Truth and Semantics

We now know how to create a formal language, and how to create new formulas in said system. However, as of now these formulas are merely strings of symbols with no meaning or truth attached to them. Logic isn’t very useful without truth, so lets establish some way of assigning truth to a formula.

Truth Assignment in Proposition logic

In order to keep things simple, we’ll be using propositional logic as our example for truth assignment. Proposition logic contains no quantifiers, functions, relations, or equality, so it’ll be simple to work with. Of course a formal definition of propositional logic will be given later, but for now it serves as a simple example for truth.

Definition

A truth value is some value relating to the truth of a statement.

Most logic contains only two truth values, truth denoted T or 1, and falsity denoted F or 0. There is however no limit to the amount of truth values one could have.

Definition

A truth assignment is some function v such that for the set of terms T^S

v \colon T^S \to \{T,F\}

Thus a truth assignment would take every term, and assign the term as either true or false. It is important to note that v only assigns truth to terms. This is to avoid seemingly contradictory statements like

v(p \land q) = T\quad v(p) = F,

which treats the ‘And’ operator very differently from common expection. The solution to this to define a function \overline{v}, which operates on the set of wff for a language

\overline{v} \colon \mathcal{L}^S \to \{T,F\},

and assigns the correct truth value to each formula. We define this function such that for any term p, \overline{v}(p) = v(p). We define our operators using truth tables, which gives the truth value for each operator depending on the truth value of the terms.

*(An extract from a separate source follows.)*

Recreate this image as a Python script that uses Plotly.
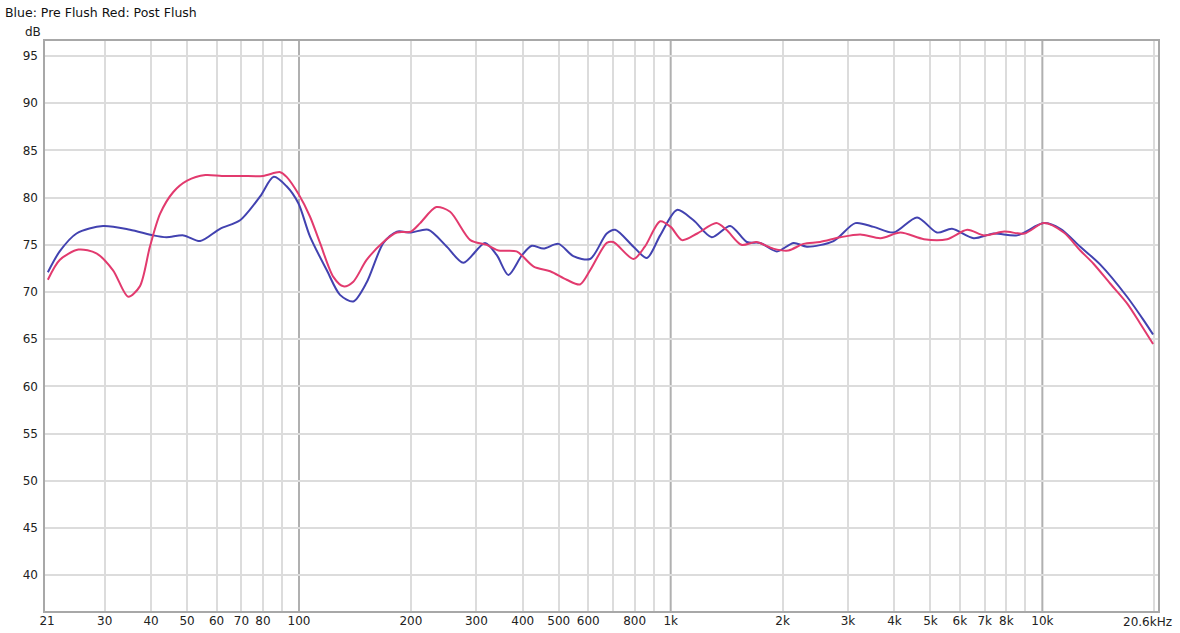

\begin{array}{|c c c c c c c|} % |c c|c| means that there are three columns in the table and % a vertical bar ’|’ will be printed on the left and right borders, % and between the second and the third columns. % The letter ’c’ means the value will be centered within the column, % letter ’l’, left-aligned, and ’r’, right-aligned. p & q & \lnot p & p \land q & p \lor q & p \rightarrow q & p \leftrightarrow q\\ % Use & to separate the columns \hline % Put a horizontal line between the table header and the rest. T & T & F & T & T & T & T\\ T & F & F & F & T & F & F\\ F & T & T & F & T & T & F\\ F & F & T & F & F & T & T\\ \end{array}

This is the standard truth table, used in almost all of classical logic. There exists seperate tables for systems with more than two truth values of course, but you’ll (likely) never see the \land operator defined differently from the table above.

Of course this is just how truth is defined in propositional logic. Truth is defined very different in logical systems like intuitionistic logic.

Semantic consequence

Now that we have an example of a truth assignment, we can work with more general notions of truth.

Definition

We say a truth assignment v satisfies \varphi if and only if \overline{v}(\varphi) = T.

This leads to our next definition

Definition

Let \Gamma and \varphi be sets of wff. We say \varphi is a Semantic consequence of \Gamma if and only if every truth assignment that satisfies \Gamma also satisfies \varphi. This is denoted

\Gamma \models \varphi

Thus, this simply means if \Gamma is true, \varphi is too. We define a tautology \tau if

\models \tau

Meaning that \tau is always true regardless of the truth assignment used. An example of a tautology in classic logic is the Law of the excluded middle, denoted

P \lor \lnot P

Which is clearly true for all truth values P in propositional logic. However there are systems like intuitionistic logic where truth is defined in a way rejecting the Law of the excluded middle.